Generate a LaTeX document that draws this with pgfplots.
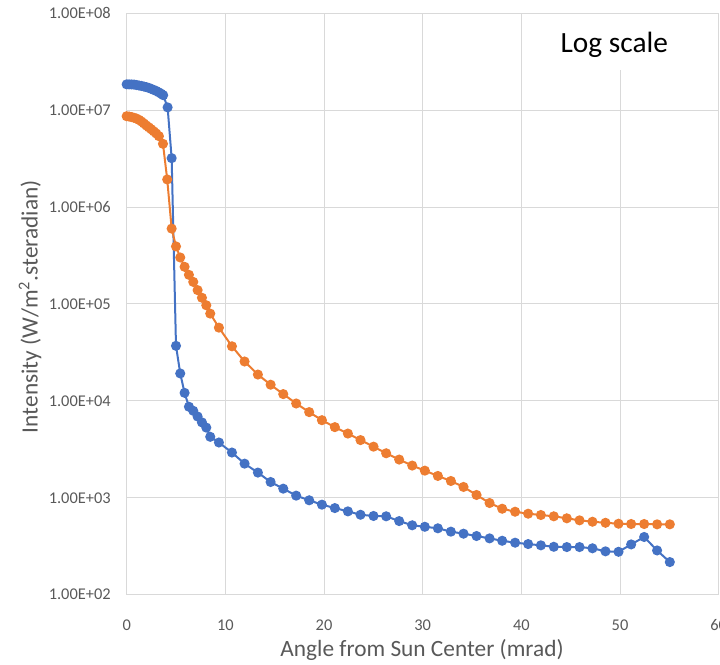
\documentclass[border=0pt]{standalone}
\usepackage{fontspec}
\setmainfont{Carlito}
\usepackage{pgfplots}
\pgfplotsset{compat=1.18}
\usepackage{pgfplotstable}

\definecolor{xlblue}{HTML}{4472C4}
\definecolor{xlorange}{HTML}{ED7D31}
\definecolor{xlgrid}{HTML}{D9D9D9}
\definecolor{xltext}{HTML}{595959}

% angle (mrad), intensity
\pgfplotstableread{
x y
0 1.85e7
0.25 1.848e7
0.5 1.845e7
0.75 1.84e7
1.0 1.82e7
1.25 1.80e7
1.5 1.78e7
1.75 1.755e7
2.0 1.73e7
2.25 1.70e7
2.5 1.66e7
2.75 1.62e7
3.0 1.58e7
3.25 1.53e7
3.5 1.48e7
3.7 1.43e7
4.15 1.07e7
4.56 3.2e6
5.0 3.7e4
5.43 1.92e4
5.87 1.21e4
6.31 8.7e3
6.75 7.9e3
7.19 6.9e3
7.63 6.0e3
8.07 5.3e3
8.47 4.26e3
9.35 3.72e3
10.67 2.93e3
11.95 2.25e3
13.3 1.82e3
14.59 1455
15.87 1242
17.18 1052
18.5 942
19.79 849
21.1 783
22.42 724
23.7 668
25.02 649
26.3 644
27.62 575
28.94 520
30.22 502
31.54 484
32.86 447
34.14 426
35.46 403
36.78 381
38.06 360
39.37 344
40.69 333
41.98 323
43.29 312
44.61 310
45.9 310
47.21 301
48.53 280
49.85 277
51.13 330
52.45 394
53.76 286
55.05 217
}\bluedata

\pgfplotstableread{
x y
0 8.67e6
0.25 8.6e6
0.5 8.5e6
0.75 8.35e6
1.0 8.2e6
1.25 7.95e6
1.5 7.65e6
1.75 7.3e6
2.0 6.95e6
2.25 6.65e6
2.5 6.35e6
2.75 6.05e6
3.0 5.75e6
3.27 5.4e6
3.68 4.5e6
4.11 1.93e6
4.56 6.0e5
5.0 3.93e5
5.43 3.02e5
5.87 2.42e5
6.31 2.0e5
6.75 1.69e5
7.19 1.39e5
7.63 1.16e5
8.07 9.7e4
8.47 7.96e4
9.35 5.7e4
10.67 3.66e4
11.95 2.55e4
13.3 1.87e4
14.59 1.469e4
15.87 11750
17.18 9400
18.5 7660
19.79 6320
21.1 5360
22.42 4600
23.7 3940
25.02 3370
26.3 2880
27.62 2480
28.94 2150
30.22 1905
31.54 1680
32.86 1490
34.14 1294
35.46 1069
36.78 883
38.06 771
39.37 718
40.69 685
41.98 664
43.29 644
44.61 614
45.9 585
47.21 566
48.53 552
49.85 540
51.13 536
52.45 536
53.76 532
55.05 532
}\orangedata

\begin{document}
\begin{tikzpicture}
\begin{axis}[at={(0,0)},anchor=south west,
  scale only axis,width=444bp,height=436bp,
  ymode=log,xmin=0,xmax=60,ymin=1e2,ymax=1e8,
  log basis y=10,
  xtick={0,10,...,60},xticklabels={0,10,20,30,40,50,60},
  ytick={1e2,1e3,1e4,1e5,1e6,1e7,1e8},
  yticklabels={1.00E+02,1.00E+03,1.00E+04,1.00E+05,1.00E+06,1.00E+07,1.00E+08},
  minor tick num=0,yminorticks=false,
  major tick length=0pt,
  grid=major,
  major grid style={draw=xlgrid,line width=0.75bp},
  axis line style={draw=xlgrid,line width=0.75bp},
  axis x line*=bottom,axis y line*=left,
  x axis line style={-},
  y axis line style={-},
  tick label style={font=\fontsize{12.3bp}{14bp}\selectfont,text=xltext},
  xticklabel style={yshift=-15bp},
  yticklabel style={xshift=-8.5bp},
  clip=false,
]
\fill[white] (axis cs:41,10^7.42) rectangle (axis cs:59.6,10^7.99);
\addplot[xlblue,line width=1.5bp,mark=*,mark size=3bp,mark options={fill=xlblue,draw=xlblue}] table[x=x,y=y] {\bluedata};
\addplot[xlorange,line width=1.5bp,mark=*,mark size=3bp,mark options={fill=xlorange,draw=xlorange}] table[x=x,y=y] {\orangedata};
\node[font=\fontsize{22bp}{26bp}\selectfont,text=black] at (axis cs:49.42,4.75e7) {Log scale};
\end{axis}
\node[rotate=90,font=\fontsize{17.5bp}{20bp}\selectfont,text=xltext] at (-72.5bp,216bp) {Intensity (W/m\textsuperscript{2}.steradian)};
\node[font=\fontsize{17.5bp}{20bp}\selectfont,text=xltext] at (221.5bp,-41.5bp) {Angle from Sun Center (mrad)};
\pgfresetboundingbox
\useasboundingbox (-95bp,-52.1bp) rectangle (445bp,446bp);
\end{tikzpicture}
\end{document}
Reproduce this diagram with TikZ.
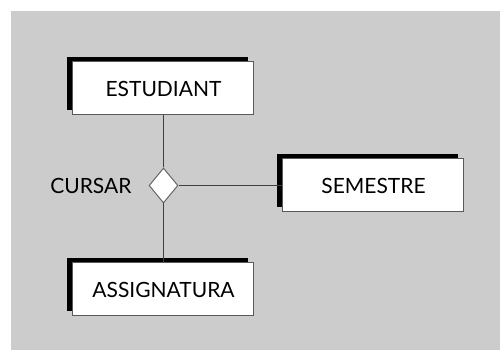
\documentclass[tikz,border=0pt]{standalone}
\usepackage{fontspec}
\setmainfont{Lato}
\usetikzlibrary{positioning, shapes.geometric, shadows}

\begin{document}
\begin{tikzpicture}[
    entity/.style={rectangle, draw=black!65, fill=white, line width=0.5pt,
                   minimum height=26.5pt, minimum width=90.5pt, text centered,
                   general shadow={fill=black, shadow xshift=-3pt, shadow yshift=2.5pt}},
    relation/.style={diamond, draw=black!60, fill=white, line width=0.5pt, inner sep=0pt,
                     minimum width=14.5pt, minimum height=17.5pt},
    link/.style={-, draw=black!75, line width=0.5pt},
    font=\fontsize{10.5pt}{12pt}\selectfont
]

% Background and bounds
\useasboundingbox (0,0) rectangle (250pt,-175.5pt);
\fill[black!20] (5.5pt,-5.5pt) rectangle (250pt,-175pt);

% Entities and relationship
\node[entity] (estudiant) at (81.75pt,-44.25pt) {ESTUDIANT};
\node[relation, below=26pt of estudiant] (cursar) {};
\node[left=5pt of cursar] (cursarlbl) {CURSAR};
\node[entity, below=29.5pt of cursar] (assignatura) {ASSIGNATURA};
\node[entity, right=52pt of cursar] (semestre) {SEMESTRE};

% Links
\draw[link] (estudiant) -- (cursar);
\draw[link] (cursar) -- (assignatura);
\draw[link] (cursar) -- (semestre);

\end{tikzpicture}
\end{document}
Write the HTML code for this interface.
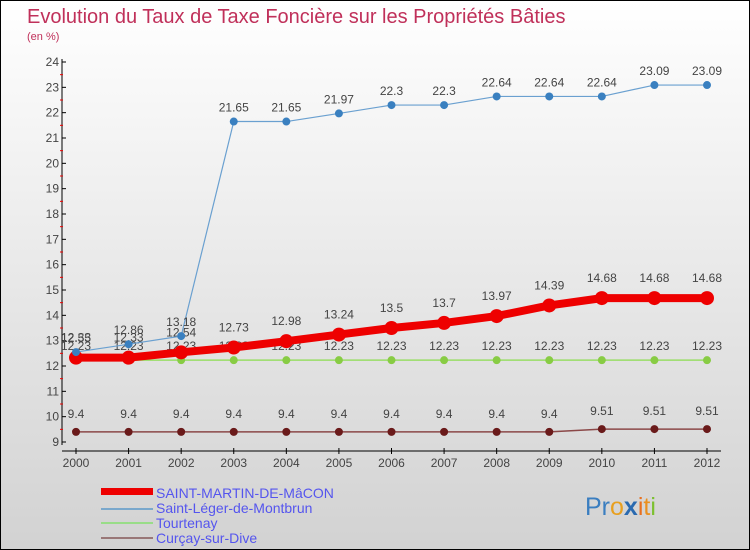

[The problem]
Every line from the one containing "Reproduce this diagram with TikZ." to the one containing "(5.5pt,-5.5pt) rectangle (250pt,-175pt);" should be output exactly, both ends included. Nothing else goes in, and no pictures either.

[Output for this exercise]
Reproduce this diagram with TikZ.
\documentclass[tikz,border=0pt]{standalone}
\usepackage{fontspec}
\setmainfont{Lato}
\usetikzlibrary{positioning, shapes.geometric, shadows}

\begin{document}
\begin{tikzpicture}[
    entity/.style={rectangle, draw=black!65, fill=white, line width=0.5pt,
                   minimum height=26.5pt, minimum width=90.5pt, text centered,
                   general shadow={fill=black, shadow xshift=-3pt, shadow yshift=2.5pt}},
    relation/.style={diamond, draw=black!60, fill=white, line width=0.5pt, inner sep=0pt,
                     minimum width=14.5pt, minimum height=17.5pt},
    link/.style={-, draw=black!75, line width=0.5pt},
    font=\fontsize{10.5pt}{12pt}\selectfont
]

% Background and bounds
\useasboundingbox (0,0) rectangle (250pt,-175.5pt);
\fill[black!20] (5.5pt,-5.5pt) rectangle (250pt,-175pt);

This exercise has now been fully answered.